Foram necessárias mais de 20 horas de inquérito, repartidas entre quinta e sexta-feira da passada semana, perante uma comissão independente, mas a equipa especial de procuradores que lidera a investigação do escândalo de corrupção que fez estremecer, nos últimos meses, o statu quo político da Coreia do Sul, não tem dúvidas: Lee Jae-yong, vice-presidente e provável herdeiro da Samsung Electronics, a multinacional sul-coreana que, sozinha, consegue vender o equivalente a um quinto do PIB daquele país asiático, deve ser julgado pelos crimes de suborno, desvio de verbas e perjúrio.
Em causa está o alegado envolvimento do empresário de 48 anos no mesmo esquema de corrupção que culminou no impeachment da presidente da Coreia do Sul, Park Geun-hye, há cerca de um mês. Segundo a acusação, a Samsung foi a principal doadora de verbas às organizações humanitárias e sem fins lucrativos, presididas por Choi Soon-sil, a amiga próxima de Park, detida desde novembro, e acusada de se fazer valer da sua capacidade de persuasão junto da presidente para, através da aceitação de subornos, influenciar decisões políticas e ter acesso a informação confidencial.
O gigante da eletrónica terá doado perto de 35 milhões de euros a Choi, em troca de vantagens a nível governamental.
Lee é apontado como o principal candidato a herdar a Samsung e tem sido, nos últimos anos, o líder de facto da empresa, já que o seu pai, ainda diretor máximo da companhia, encontra-se hospitalizado e com um diagnóstico muito reservado, desde que sofreu um ataque cardíaco, em 2014.
De acordo com a acusação dos procuradores especiais, as doações às organizações de Choi, foram resultado da luz verde dada pelo próprio vice-presidente, e tinham como objetivo instigar a confidente de Park a usar a sua influência, junto da presidência, para lograr um parecer governamental positivo à muito contestada fusão entre a Samsung Electronics e a Cheil Industries, uma outra empresa de Lee.

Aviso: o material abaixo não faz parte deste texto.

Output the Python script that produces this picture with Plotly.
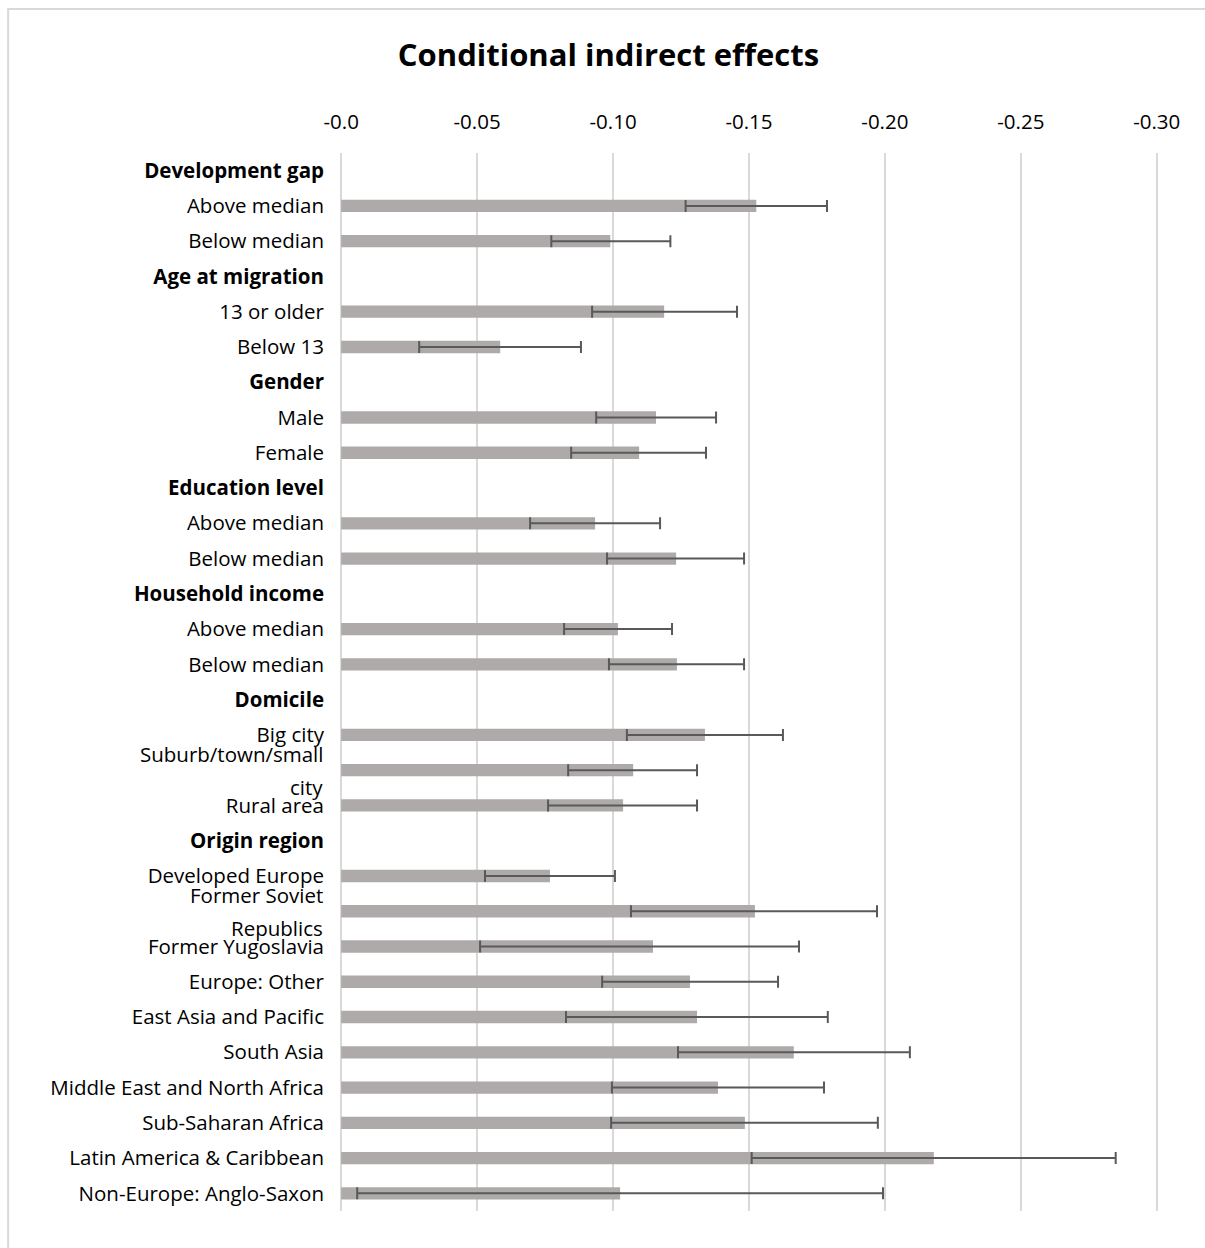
import plotly.graph_objects as go

# Row labels, top to bottom; group headings carry no estimate
row_labels = [
    "Development gap", "Above median", "Below median",
    "Age at migration", "13 or older", "Below 13",
    "Gender", "Male", "Female",
    "Education level", "Above median", "Below median",
    "Household income", "Above median", "Below median",
    "Domicile", "Big city", "Suburb/town/small city", "Rural area",
    "Origin region", "Developed Europe", "Former Soviet Republics",
    "Former Yugoslavia", "Europe: Other", "East Asia and Pacific",
    "South Asia", "Middle East and North Africa", "Sub-Saharan Africa",
    "Latin America & Caribbean", "Non-Europe: Anglo-Saxon",
]
is_header = [
    True, False, False,
    True, False, False,
    True, False, False,
    True, False, False,
    True, False, False,
    True, False, False, False,
    True, False, False, False, False, False, False, False, False, False, False,
]
# Labels that wrap onto two lines
wrapped = {
    "Suburb/town/small city": ("Suburb/town/small", "city"),
    "Former Soviet Republics": ("Former Soviet", "Republics"),
}

# Conditional indirect effect and its confidence bounds
effect = [
    None, -0.1527, -0.0990,
    None, -0.1188, -0.0585,
    None, -0.1158, -0.1096,
    None, -0.0934, -0.1232,
    None, -0.1018, -0.1235,
    None, -0.1338, -0.1074, -0.1037,
    None, -0.0768, -0.1522, -0.1147, -0.1283, -0.1309, -0.1665,
    -0.1386, -0.1485, -0.2180, -0.1026,
]
ci_upper = [  # bound closer to zero
    None, -0.1267, -0.0773,
    None, -0.0923, -0.0287,
    None, -0.0938, -0.0846,
    None, -0.0695, -0.0978,
    None, -0.0820, -0.0985,
    None, -0.1051, -0.0835, -0.0761,
    None, -0.0529, -0.1066, -0.0511, -0.0960, -0.0827, -0.1239,
    -0.0996, -0.0993, -0.1510, -0.0059,
]
ci_lower = [  # bound further from zero
    None, -0.1787, -0.1211,
    None, -0.1456, -0.0882,
    None, -0.1379, -0.1342,
    None, -0.1173, -0.1482,
    None, -0.1217, -0.1482,
    None, -0.1625, -0.1309, -0.1309,
    None, -0.1007, -0.1971, -0.1684, -0.1607, -0.1790, -0.2092,
    -0.1776, -0.1974, -0.2849, -0.1993,
]

tick_values = [0.0, -0.05, -0.10, -0.15, -0.20, -0.25, -0.30]
tick_labels = ["-0.0", "-0.05", "-0.10", "-0.15", "-0.20", "-0.25", "-0.30"]

FONT = "Open Sans"
LABEL_SIZE = 20.5
LABEL_GAP = 14
positions = list(range(len(row_labels)))

err_plus = [None if e is None else u - e for e, u in zip(effect, ci_upper)]
err_minus = [None if e is None else e - l for e, l in zip(effect, ci_lower)]

ticktext = []
for lab, hdr in zip(row_labels, is_header):
    if lab in wrapped:
        ticktext.append("")
    elif hdr:
        ticktext.append(f"<b>{lab}</b>")
    else:
        ticktext.append(lab)

fig = go.Figure(
    go.Bar(
        x=effect,
        y=positions,
        orientation="h",
        width=0.35,
        marker=dict(color="#AEAAAA", line=dict(width=0)),
        error_x=dict(
            type="data",
            symmetric=False,
            array=err_plus,
            arrayminus=err_minus,
            color="#595959",
            thickness=2,
            width=6,
        ),
        hoverinfo="skip",
    )
)

# Two-line labels, split above and below their row
annotations = []
for pos, lab in zip(positions, row_labels):
    if lab in wrapped:
        top, bottom = wrapped[lab]
        for txt, shift in ((top, 16), (bottom, -17)):
            annotations.append(dict(
                x=0, xref="x", xanchor="right", xshift=-16,
                y=pos, yref="y", yshift=shift, yanchor="middle",
                text=txt, showarrow=False,
                font=dict(family=FONT, size=LABEL_SIZE, color="#000000"),
            ))

fig.update_layout(
    width=1205,
    height=1248,
    paper_bgcolor="white",
    plot_bgcolor="white",
    margin=dict(l=339, r=45, t=153, b=37),
    showlegend=False,
    title=dict(
        text="<b>Conditional indirect effects</b>",
        x=0.505, xref="container", xanchor="center",
        y=1 - 55 / 1248, yref="container", yanchor="middle",
        font=dict(family=FONT, size=31, color="#000000"),
    ),
    xaxis=dict(
        range=[0.0008, -0.3012],
        side="top",
        tickvals=tick_values,
        ticktext=tick_labels,
        showgrid=True,
        gridcolor="#D9D9D9",
        gridwidth=2,
        zeroline=False,
        showline=False,
        ticks="",
        ticklabelstandoff=19,
        tickfont=dict(family=FONT, size=LABEL_SIZE, color="#000000"),
    ),
    yaxis=dict(
        range=[len(row_labels) - 0.5, -0.5],
        tickvals=positions,
        ticktext=ticktext,
        showgrid=False,
        zeroline=False,
        showline=False,
        ticks="",
        ticklabelstandoff=LABEL_GAP,
        tickfont=dict(family=FONT, size=LABEL_SIZE, color="#000000"),
    ),
    annotations=annotations,
    shapes=[dict(
        type="rect", xref="paper", yref="paper",
        x0=-0.403, x1=1.07, y0=-0.05, y1=1.1361,
        line=dict(color="#D9D9D9", width=2), fillcolor="rgba(0,0,0,0)",
        layer="below",
    )],
)

fig.write_html("out.html")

Refere o “El País” que, uma vez completado este passo, o empresário ficaria com caminho aberto para avançar definitivamente para o mais alto posto da Samsung, substituindo o pai e confirmando a sucessão familiar.
Face ao exposto, o Ministério Público da Coreia do Sul, solicitou, então, na segunda-feira, um mandado de detenção para Lee Jae-yong, ao Tribunal Central do Distrito de Seul. Para além dos crimes de suborno e desvio de verbas, a acusação inclui ainda a responsabilização por perjúrio, motivada pelas declarações proferidas por Lee durante as audiências da semana passada. Dizem os procuradores que o empresário incorreu naquele tipo de crime, ao negar o pagamento de doações a Choi e às organizações a ela associadas. Isto porque a confirmarem-se as acusações, ficaria provado que Lee mentiu sob juramento.
Reputação beliscada
Através de um comunicado, a Samsung reagiu negativamente ao pedido de prisão do seu vice e confessou que “era difícil entender a decisão dos procuradores especiais”. Independentemente da decisão do tribunal – que tornará públicas as suas conclusões na próxima quarta-feira – a verdade é que a investigação à ação do vice-presidente da Samsung é mais um duro revés para empresa, que não tem tido vida fácil nos últimos meses.
Em meados de outubro, a multinacional já tinha sido obrigada a pôr fim à produção do Galaxy Note 7, o aparelho que pretendia rivalizar com o iPhone 7, da Apple, após vários casos de explosões e riscos elevados de incêndio que envolveram o novo modelo da Samsung. A empresa afundou em bolsa, gastou mais de 15 mil milhões de euros na recolha dos equipamentos e ficou com reputação muito beliscada.
O seu poderio económico internacional e o papel inegável no no estímulo da competitiva economia sul-coreana, não impediram a justiça do país de ir para a frente com as acusações a Lee. “Ao tomar a decisão de pedir a ordem de arresto, a procuradoria especial determinou que, pese as condições económicas do país serem importantes, é prioritário fazer cumprir a lei”, justificou um porta-voz dos procuradores, citado pela agência Reuters.
O escândalo de corrupção envolvendo Choi e Park deu lugar a manifestações nunca vistas em Seul. A presidente adiou ao máximo a sua sua saída do Governo, mas acabou por apresentar a demissão, quando percebeu que o parlamento iria espoletar um processo de impeachment à sua presidência, algo que se consumou no passado dia 9 de dezembro. O Tribunal Constitucional tem um máximo de 180 dias, após essa data, para atestar a validade do ato de destituição de Park Geun-hye. A confirmar-se, novas eleições serão marcadas, dois meses após a decisão.